The problem comes when people assume their situation is that simple when it is not. Multiple owners, commercial property, mixed assets, tax elections, succession planning: once you move past the basic scenario, the work becomes highly customized. A cheap form off the internet will not ask the right questions, and it will not adapt to the answers.

If the structure is incomplete, the savings are often imaginary. You may save a few hundred dollars on the front end only to create thousands of dollars in cleanup later. Worse, you may create a problem that cannot be fully repaired once a crisis begins.

That is especially true when valuable real estate is involved.

The Better Question to Ask

Instead of asking, "How fast can I form an LLC?" a better question is this:

"What am I trying to protect, what am I trying to protect it from, and what documents do I need to make that protection real?"
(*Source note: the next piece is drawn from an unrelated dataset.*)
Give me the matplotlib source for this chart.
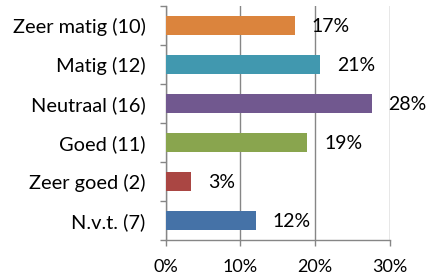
import numpy as np
import matplotlib
matplotlib.use("Agg")
import matplotlib.pyplot as plt
from matplotlib.ticker import FixedLocator, PercentFormatter

plt.rcParams["font.family"] = ["Lato", "DejaVu Sans"]

# data, bottom to top
categories = ["N.v.t. (7)", "Zeer goed (2)", "Goed (11)", "Neutraal (16)", "Matig (12)", "Zeer matig (10)"]
counts = [7, 2, 11, 16, 12, 10]
colors = ["#4572A7", "#AA4643", "#89A54E", "#71588F", "#4198AF", "#DB843D"]
x_ticks = [0, 10, 20, 30]

total = sum(counts)
pct = [c / total * 100 for c in counts]

fig = plt.figure(figsize=(4.29, 2.77), dpi=100)
ax = fig.add_axes([0.386, 0.134, 0.523, 0.844])

y = np.arange(len(categories))
ax.barh(y, pct, height=0.5, color=colors, zorder=3)

# value labels just right of each bar
for yi, p in zip(y, pct):
    ax.annotate(f"{p:.0f}%", xy=(p, yi), xytext=(12, -1), textcoords="offset points",
                va="center", ha="left", fontsize=14, zorder=4)

ax.set_xlim(0, 30)
ax.set_ylim(-0.5, len(categories) - 0.5)
ax.set_yticks(y)
ax.set_yticklabels(categories, fontsize=14.4)
ax.yaxis.set_minor_locator(FixedLocator(np.arange(-0.5, len(categories), 1.0)))
ax.tick_params(axis="y", which="major", length=0, pad=14.5)
ax.tick_params(axis="y", which="minor", length=4, color="#868686", width=1)

ax.set_xticks(x_ticks)
ax.xaxis.set_major_formatter(PercentFormatter(decimals=0))
ax.tick_params(axis="x", length=4, color="#868686", width=1, labelsize=13, pad=10)

ax.grid(axis="x", color="#868686", linewidth=1, zorder=0)
for s in ["top", "right"]:
    ax.spines[s].set_visible(False)
for s in ["left", "bottom"]:
    ax.spines[s].set_color("#868686")
    ax.spines[s].set_linewidth(1)

fig.savefig("out.png", dpi=100)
That question leads to much better planning.

Because the purpose of an LLC is not to make you feel organized for a week.

It is to make your life, your business, and your family more secure for years.

Final Thought

An LLC can be one of the most useful planning tools available.

But only if it is actually built to match your situation, not downloaded as a template and never revisited.

If your company owns meaningful assets and no one can easily locate the operating agreement, confirm the ownership, explain the tax treatment, or connect the LLC to your broader estate plan, it is time to stop assuming everything is fine.

The worst time to discover your LLC is incomplete is when you need it most.


  1. In re Albright, 291 B.R. 538 (Bankr. D. Colo. 2003).
  2. See, e.g., Pajooh v. Royal West Investments, 518 S.W.3d 557 (Tex. App. 2017).
  3. The relationship between LLCs and S corporations is widely misunderstood. For a deeper look, see Understanding the Real Relationship Between LLCs and S Corporations.